References to the Unicode character database refer to version 16.0.0.
NFC normalisation
References to NFC-normalised strings are talking about Unicode's Normalization Form C, defined in Unicode Standard Annex #15.
Byte
For the purposes of this document, byte means the same thing as Rust's u8
(corresponding to a natural number in the range 0 to 255 inclusive).
Character
For the purposes of this document, character means the same thing as Rust's char.
That means, in particular:
- there's exactly one character for each Unicode scalar value
- the things that Unicode calls "noncharacters" are characters
- there are no characters corresponding to surrogate code points
- there is a character for each unassigned code point
Notation for characters
This document identifies characters in the following ways:
Printable ASCII characters other than space are represented by themselves
using highlighting like a.
For example \ represents character U+005C (REVERSE SOLIDUS).
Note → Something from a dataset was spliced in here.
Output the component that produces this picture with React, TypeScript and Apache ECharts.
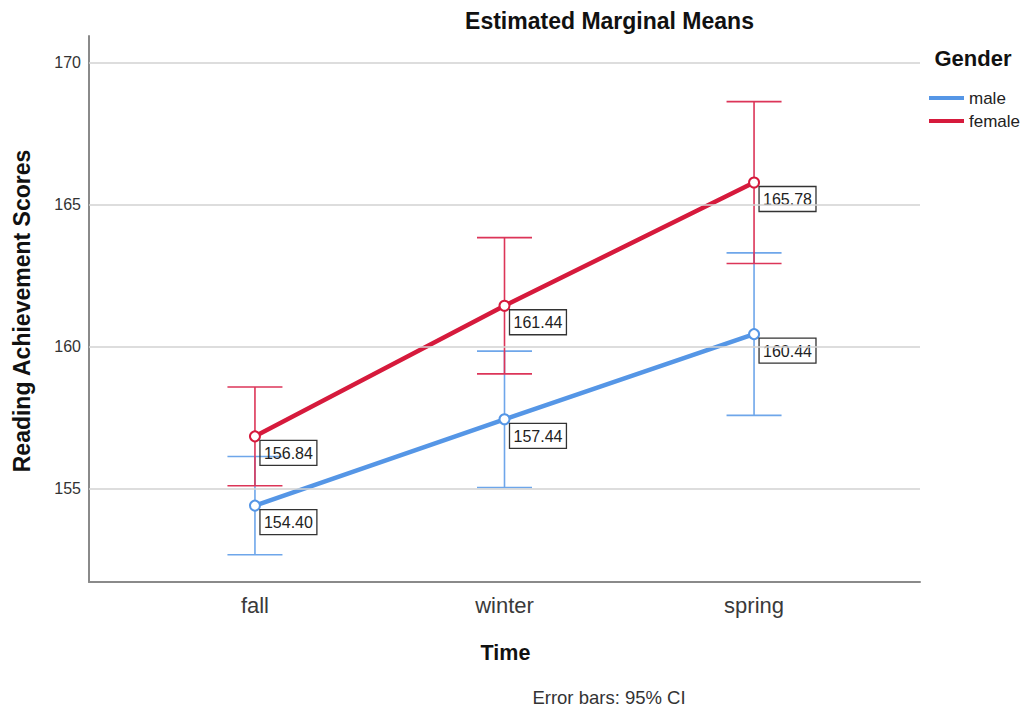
import React, { useEffect, useRef } from "react";
import * as echarts from "echarts";

const categories = ["fall", "winter", "spring"];
const categoryIndex = [0, 1, 2];
const maleMeans = [154.4, 157.44, 160.44];
const femaleMeans = [156.84, 161.44, 165.78];
const maleLower = [152.67, 155.04, 157.58];
const maleUpper = [156.13, 159.84, 163.3];
const femaleLower = [155.1, 159.04, 162.93];
const femaleUpper = [158.58, 163.84, 168.63];
const yTicks = [155, 160, 165, 170];

const MALE = "#5596e6";
const FEMALE = "#d61a3c";
const MALE_ERR = "#6ea6ea";
const FEMALE_ERR = "#dc3558";
const FONT = "'Liberation Sans', Arial, sans-serif";

function errorSeries(name: string, lower: number[], upper: number[], color: string) {
  return {
    type: "custom",
    name: name + " CI",
    silent: true,
    z: 2,
    data: categoryIndex.map((x, i) => [x, lower[i], upper[i]]),
    renderItem: (params: any, api: any) => {
      const x = api.value(0);
      const lo = api.coord([x, api.value(1)]);
      const hi = api.coord([x, api.value(2)]);
      const w = 27.5;
      const style = { stroke: color, lineWidth: 1.6 };
      return {
        type: "group",
        children: [
          { type: "line", shape: { x1: lo[0], y1: lo[1], x2: hi[0], y2: hi[1] }, style },
          { type: "line", shape: { x1: hi[0] - w, y1: hi[1], x2: hi[0] + w, y2: hi[1] }, style },
          { type: "line", shape: { x1: lo[0] - w, y1: lo[1], x2: lo[0] + w, y2: lo[1] }, style },
        ],
      };
    },
  };
}

function meanSeries(name: string, means: number[], color: string) {
  return {
    type: "line",
    name,
    z: 3,
    color,
    data: categoryIndex.map((x, i) => [x, means[i]]),
    symbol: "emptyCircle",
    symbolSize: 10,
    lineStyle: { width: 4.5, color },
    itemStyle: { color, borderWidth: 1.5 },
    label: {
      show: true,
      position: [11, 10],
      formatter: (p: any) => p.value[1].toFixed(2),
      fontFamily: FONT,
      fontSize: 16,
      color: "#222",
      borderColor: "#333",
      borderWidth: 1.3,
      padding: [5, 4, 4, 4],
    },
  };
}

export default function App() {
  const ref = useRef<HTMLDivElement>(null);
  useEffect(() => {
    if (!ref.current) return;
    const chart = echarts.init(ref.current, undefined, { renderer: "svg" });
    chart.setOption({
      animation: false,
      backgroundColor: "#fff",
      grid: { left: 89, right: 101, top: 36, bottom: 127 },
      xAxis: {
        type: "value",
        min: -0.665,
        max: 2.665,
        axisLine: { show: true, onZero: false, lineStyle: { color: "#8a8a8a", width: 2 } },
        axisTick: { show: false },
        splitLine: { show: false },
        axisLabel: {
          customValues: categoryIndex,
          formatter: (v: number) => categories[Math.round(v)] ?? "",
          fontFamily: FONT,
          fontSize: 22,
          color: "#3a3a3a",
          margin: 12,
        },
      },
      yAxis: {
        type: "value",
        min: 151.71,
        max: 170.94,
        axisLine: { show: true, onZero: false, lineStyle: { color: "#8a8a8a", width: 2 } },
        axisTick: { show: false },
        splitLine: { show: false },
        axisLabel: {
          customValues: yTicks,
          fontFamily: FONT,
          fontSize: 16,
          color: "#333",
          margin: 8,
        },
      },
      legend: {
        orient: "vertical",
        left: 924,
        top: 83,
        icon: "rect",
        itemWidth: 35,
        itemHeight: 4,
        itemGap: 3,
        data: [
          { name: "male", itemStyle: { color: MALE } },
          { name: "female", itemStyle: { color: FEMALE } },
        ],
        textStyle: { fontFamily: FONT, fontSize: 17, lineHeight: 20, color: "#222" },
      },
      graphic: [
        {
          type: "text",
          x: 609.5,
          y: 21,
          style: {
            text: "Estimated Marginal Means",
            fontFamily: FONT,
            fontSize: 23,
            fontWeight: "bold",
            fill: "#111",
            align: "center",
            verticalAlign: "middle",
          },
        },
        {
          type: "text",
          x: 22,
          y: 311,
          rotation: Math.PI / 2,
          style: {
            text: "Reading Achievement Scores",
            fontFamily: FONT,
            fontSize: 23,
            fontWeight: "bold",
            fill: "#111",
            align: "center",
            verticalAlign: "middle",
          },
        },
        {
          type: "text",
          x: 505.5,
          y: 653,
          style: {
            text: "Time",
            fontFamily: FONT,
            fontSize: 21.5,
            fontWeight: "bold",
            fill: "#111",
            align: "center",
            verticalAlign: "middle",
          },
        },
        {
          type: "text",
          x: 609,
          y: 697,
          style: {
            text: "Error bars: 95% CI",
            fontFamily: FONT,
            fontSize: 18.5,
            fill: "#333",
            align: "center",
            verticalAlign: "middle",
          },
        },
        {
          type: "text",
          x: 973,
          y: 58,
          style: {
            text: "Gender",
            fontFamily: FONT,
            fontSize: 22,
            fontWeight: "bold",
            fill: "#111",
            align: "center",
            verticalAlign: "middle",
          },
        },
      ],
      series: [
        {
          type: "line",
          name: "grid",
          data: [],
          z: 1,
          silent: true,
          markLine: {
            silent: true,
            symbol: "none",
            label: { show: false },
            lineStyle: { color: "#d2d2d2", type: "solid", width: 1.6 },
            data: yTicks.map((v) => ({ yAxis: v })),
          },
        },
        errorSeries("male", maleLower, maleUpper, MALE_ERR),
        errorSeries("female", femaleLower, femaleUpper, FEMALE_ERR),
        meanSeries("male", maleMeans, MALE),
        meanSeries("female", femaleMeans, FEMALE),
      ],
    });
    return () => chart.dispose();
  }, []);
  return (
    <div
      ref={ref}
      style={{ position: "fixed", left: 0, top: 0, width: 1021, height: 709 }}
    />
  );
}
ASCII control characters and space are represented as follows:
U+0000 | NUL |
U+000A | LF |
U+000D | CR |
U+0009 | HT |
U+0020 | SP |
Other characters are identified by hexadecimal scalar value and name,
for example U+FEFF (BYTE ORDER MARK).
Sequence
When this document refers to a sequence of items, it means a finite, but possibly empty, ordered list of those items.
"character sequence" and "sequence of characters" are different ways of saying the same thing.